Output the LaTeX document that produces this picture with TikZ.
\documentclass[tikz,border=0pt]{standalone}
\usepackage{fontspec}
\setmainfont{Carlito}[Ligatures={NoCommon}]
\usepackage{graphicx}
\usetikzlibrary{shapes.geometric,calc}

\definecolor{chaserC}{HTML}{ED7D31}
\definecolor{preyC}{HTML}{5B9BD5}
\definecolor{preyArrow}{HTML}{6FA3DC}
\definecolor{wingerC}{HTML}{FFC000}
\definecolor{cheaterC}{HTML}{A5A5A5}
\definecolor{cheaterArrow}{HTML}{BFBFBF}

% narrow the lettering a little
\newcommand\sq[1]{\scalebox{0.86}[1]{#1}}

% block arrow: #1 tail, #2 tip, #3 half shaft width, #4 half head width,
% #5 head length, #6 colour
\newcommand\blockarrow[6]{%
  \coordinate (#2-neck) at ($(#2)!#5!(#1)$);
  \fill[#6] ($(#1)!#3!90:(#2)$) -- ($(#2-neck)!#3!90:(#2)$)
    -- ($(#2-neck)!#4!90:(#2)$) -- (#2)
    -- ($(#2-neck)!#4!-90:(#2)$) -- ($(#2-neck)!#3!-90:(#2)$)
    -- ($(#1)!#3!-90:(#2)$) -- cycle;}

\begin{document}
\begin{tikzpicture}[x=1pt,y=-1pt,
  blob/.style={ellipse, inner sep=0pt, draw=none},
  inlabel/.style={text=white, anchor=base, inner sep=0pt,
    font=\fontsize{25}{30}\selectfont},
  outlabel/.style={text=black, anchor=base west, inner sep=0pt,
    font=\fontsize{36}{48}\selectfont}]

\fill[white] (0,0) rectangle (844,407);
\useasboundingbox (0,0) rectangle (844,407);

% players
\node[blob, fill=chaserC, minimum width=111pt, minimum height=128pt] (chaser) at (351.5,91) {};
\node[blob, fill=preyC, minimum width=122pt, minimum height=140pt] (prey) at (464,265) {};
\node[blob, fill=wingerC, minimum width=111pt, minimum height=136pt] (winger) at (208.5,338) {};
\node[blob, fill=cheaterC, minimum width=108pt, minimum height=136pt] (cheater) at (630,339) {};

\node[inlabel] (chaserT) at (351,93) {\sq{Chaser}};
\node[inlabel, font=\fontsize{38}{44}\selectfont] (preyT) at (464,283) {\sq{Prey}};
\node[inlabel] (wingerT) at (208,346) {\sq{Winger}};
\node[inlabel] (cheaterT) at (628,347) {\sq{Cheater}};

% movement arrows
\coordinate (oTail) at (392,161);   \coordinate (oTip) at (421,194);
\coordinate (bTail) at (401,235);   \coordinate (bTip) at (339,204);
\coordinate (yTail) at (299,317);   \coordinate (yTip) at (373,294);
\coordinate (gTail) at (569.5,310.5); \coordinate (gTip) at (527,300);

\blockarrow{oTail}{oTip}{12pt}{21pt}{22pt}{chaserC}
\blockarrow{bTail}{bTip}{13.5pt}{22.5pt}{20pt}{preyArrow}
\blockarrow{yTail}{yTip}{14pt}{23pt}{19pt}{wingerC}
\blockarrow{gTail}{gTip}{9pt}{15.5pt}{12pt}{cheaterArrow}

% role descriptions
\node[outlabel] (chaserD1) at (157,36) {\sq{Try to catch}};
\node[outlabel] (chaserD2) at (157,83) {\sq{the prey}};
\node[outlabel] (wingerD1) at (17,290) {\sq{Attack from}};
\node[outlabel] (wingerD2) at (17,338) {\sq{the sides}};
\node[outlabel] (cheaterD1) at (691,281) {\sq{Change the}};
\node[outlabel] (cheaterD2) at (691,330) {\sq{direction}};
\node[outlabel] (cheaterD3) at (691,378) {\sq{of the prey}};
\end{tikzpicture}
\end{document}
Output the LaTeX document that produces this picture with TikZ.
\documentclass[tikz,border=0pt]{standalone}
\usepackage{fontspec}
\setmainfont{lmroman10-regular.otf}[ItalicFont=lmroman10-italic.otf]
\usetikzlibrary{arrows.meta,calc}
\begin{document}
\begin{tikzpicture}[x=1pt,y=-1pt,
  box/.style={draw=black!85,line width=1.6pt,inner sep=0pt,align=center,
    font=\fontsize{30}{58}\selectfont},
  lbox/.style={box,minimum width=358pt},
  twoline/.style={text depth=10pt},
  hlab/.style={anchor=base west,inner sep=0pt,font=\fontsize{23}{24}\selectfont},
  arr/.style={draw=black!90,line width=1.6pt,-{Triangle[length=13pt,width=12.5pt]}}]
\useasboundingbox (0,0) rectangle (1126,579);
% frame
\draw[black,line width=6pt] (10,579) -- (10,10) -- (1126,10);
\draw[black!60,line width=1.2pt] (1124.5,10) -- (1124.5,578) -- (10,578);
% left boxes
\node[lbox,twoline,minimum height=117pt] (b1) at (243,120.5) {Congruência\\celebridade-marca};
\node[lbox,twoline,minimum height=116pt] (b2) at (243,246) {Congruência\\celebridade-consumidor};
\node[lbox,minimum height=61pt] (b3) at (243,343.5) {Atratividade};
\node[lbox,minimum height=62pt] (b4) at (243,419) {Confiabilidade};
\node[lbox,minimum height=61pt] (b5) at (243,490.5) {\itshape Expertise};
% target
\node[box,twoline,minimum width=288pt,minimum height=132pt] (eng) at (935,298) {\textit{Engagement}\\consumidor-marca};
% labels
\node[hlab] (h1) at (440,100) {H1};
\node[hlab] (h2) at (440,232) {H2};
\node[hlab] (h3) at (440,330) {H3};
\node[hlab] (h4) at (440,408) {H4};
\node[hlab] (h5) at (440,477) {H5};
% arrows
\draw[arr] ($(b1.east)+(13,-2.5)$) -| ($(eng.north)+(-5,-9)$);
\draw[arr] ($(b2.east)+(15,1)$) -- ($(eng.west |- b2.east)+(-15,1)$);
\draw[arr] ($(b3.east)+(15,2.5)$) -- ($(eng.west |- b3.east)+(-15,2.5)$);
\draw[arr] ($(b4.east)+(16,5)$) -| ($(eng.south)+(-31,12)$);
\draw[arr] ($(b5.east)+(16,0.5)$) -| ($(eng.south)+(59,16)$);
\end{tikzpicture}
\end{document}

▶ [Set problem]: Repeat every record exactly as written, please.

▶ [Solution for this exercise]:
Output the LaTeX document that produces this picture with TikZ.
\documentclass[tikz,border=0pt]{standalone}
\usepackage{fontspec}
\setmainfont{Carlito}[Ligatures={NoCommon}]
\usepackage{graphicx}
\usetikzlibrary{shapes.geometric,calc}

\definecolor{chaserC}{HTML}{ED7D31}
\definecolor{preyC}{HTML}{5B9BD5}
\definecolor{preyArrow}{HTML}{6FA3DC}
\definecolor{wingerC}{HTML}{FFC000}
\definecolor{cheaterC}{HTML}{A5A5A5}
\definecolor{cheaterArrow}{HTML}{BFBFBF}

% narrow the lettering a little
\newcommand\sq[1]{\scalebox{0.86}[1]{#1}}

% block arrow: #1 tail, #2 tip, #3 half shaft width, #4 half head width,
% #5 head length, #6 colour
\newcommand\blockarrow[6]{%
  \coordinate (#2-neck) at ($(#2)!#5!(#1)$);
  \fill[#6] ($(#1)!#3!90:(#2)$) -- ($(#2-neck)!#3!90:(#2)$)
    -- ($(#2-neck)!#4!90:(#2)$) -- (#2)
    -- ($(#2-neck)!#4!-90:(#2)$) -- ($(#2-neck)!#3!-90:(#2)$)
    -- ($(#1)!#3!-90:(#2)$) -- cycle;}

\begin{document}
\begin{tikzpicture}[x=1pt,y=-1pt,
  blob/.style={ellipse, inner sep=0pt, draw=none},
  inlabel/.style={text=white, anchor=base, inner sep=0pt,
    font=\fontsize{25}{30}\selectfont},
  outlabel/.style={text=black, anchor=base west, inner sep=0pt,
    font=\fontsize{36}{48}\selectfont}]

\fill[white] (0,0) rectangle (844,407);
\useasboundingbox (0,0) rectangle (844,407);

% players
\node[blob, fill=chaserC, minimum width=111pt, minimum height=128pt] (chaser) at (351.5,91) {};
\node[blob, fill=preyC, minimum width=122pt, minimum height=140pt] (prey) at (464,265) {};
\node[blob, fill=wingerC, minimum width=111pt, minimum height=136pt] (winger) at (208.5,338) {};
\node[blob, fill=cheaterC, minimum width=108pt, minimum height=136pt] (cheater) at (630,339) {};

\node[inlabel] (chaserT) at (351,93) {\sq{Chaser}};
\node[inlabel, font=\fontsize{38}{44}\selectfont] (preyT) at (464,283) {\sq{Prey}};
\node[inlabel] (wingerT) at (208,346) {\sq{Winger}};
\node[inlabel] (cheaterT) at (628,347) {\sq{Cheater}};

% movement arrows
\coordinate (oTail) at (392,161);   \coordinate (oTip) at (421,194);
\coordinate (bTail) at (401,235);   \coordinate (bTip) at (339,204);
\coordinate (yTail) at (299,317);   \coordinate (yTip) at (373,294);
\coordinate (gTail) at (569.5,310.5); \coordinate (gTip) at (527,300);

\blockarrow{oTail}{oTip}{12pt}{21pt}{22pt}{chaserC}
\blockarrow{bTail}{bTip}{13.5pt}{22.5pt}{20pt}{preyArrow}
\blockarrow{yTail}{yTip}{14pt}{23pt}{19pt}{wingerC}
\blockarrow{gTail}{gTip}{9pt}{15.5pt}{12pt}{cheaterArrow}

% role descriptions
\node[outlabel] (chaserD1) at (157,36) {\sq{Try to catch}};
\node[outlabel] (chaserD2) at (157,83) {\sq{the prey}};
\node[outlabel] (wingerD1) at (17,290) {\sq{Attack from}};
\node[outlabel] (wingerD2) at (17,338) {\sq{the sides}};
\node[outlabel] (cheaterD1) at (691,281) {\sq{Change the}};
\node[outlabel] (cheaterD2) at (691,330) {\sq{direction}};
\node[outlabel] (cheaterD3) at (691,378) {\sq{of the prey}};
\end{tikzpicture}
\end{document}
Output the LaTeX document that produces this picture with TikZ.
\documentclass[tikz,border=0pt]{standalone}
\usepackage{fontspec}
\setmainfont{lmroman10-regular.otf}[ItalicFont=lmroman10-italic.otf]
\usetikzlibrary{arrows.meta,calc}
\begin{document}
\begin{tikzpicture}[x=1pt,y=-1pt,
  box/.style={draw=black!85,line width=1.6pt,inner sep=0pt,align=center,
    font=\fontsize{30}{58}\selectfont},
  lbox/.style={box,minimum width=358pt},
  twoline/.style={text depth=10pt},
  hlab/.style={anchor=base west,inner sep=0pt,font=\fontsize{23}{24}\selectfont},
  arr/.style={draw=black!90,line width=1.6pt,-{Triangle[length=13pt,width=12.5pt]}}]
\useasboundingbox (0,0) rectangle (1126,579);
% frame
\draw[black,line width=6pt] (10,579) -- (10,10) -- (1126,10);
\draw[black!60,line width=1.2pt] (1124.5,10) -- (1124.5,578) -- (10,578);
% left boxes
\node[lbox,twoline,minimum height=117pt] (b1) at (243,120.5) {Congruência\\celebridade-marca};
\node[lbox,twoline,minimum height=116pt] (b2) at (243,246) {Congruência\\celebridade-consumidor};
\node[lbox,minimum height=61pt] (b3) at (243,343.5) {Atratividade};
\node[lbox,minimum height=62pt] (b4) at (243,419) {Confiabilidade};
\node[lbox,minimum height=61pt] (b5) at (243,490.5) {\itshape Expertise};
% target
\node[box,twoline,minimum width=288pt,minimum height=132pt] (eng) at (935,298) {\textit{Engagement}\\consumidor-marca};
% labels
\node[hlab] (h1) at (440,100) {H1};
\node[hlab] (h2) at (440,232) {H2};
\node[hlab] (h3) at (440,330) {H3};
\node[hlab] (h4) at (440,408) {H4};
\node[hlab] (h5) at (440,477) {H5};
% arrows
\draw[arr] ($(b1.east)+(13,-2.5)$) -| ($(eng.north)+(-5,-9)$);
\draw[arr] ($(b2.east)+(15,1)$) -- ($(eng.west |- b2.east)+(-15,1)$);
\draw[arr] ($(b3.east)+(15,2.5)$) -- ($(eng.west |- b3.east)+(-15,2.5)$);
\draw[arr] ($(b4.east)+(16,5)$) -| ($(eng.south)+(-31,12)$);
\draw[arr] ($(b5.east)+(16,0.5)$) -| ($(eng.south)+(59,16)$);
\end{tikzpicture}
\end{document}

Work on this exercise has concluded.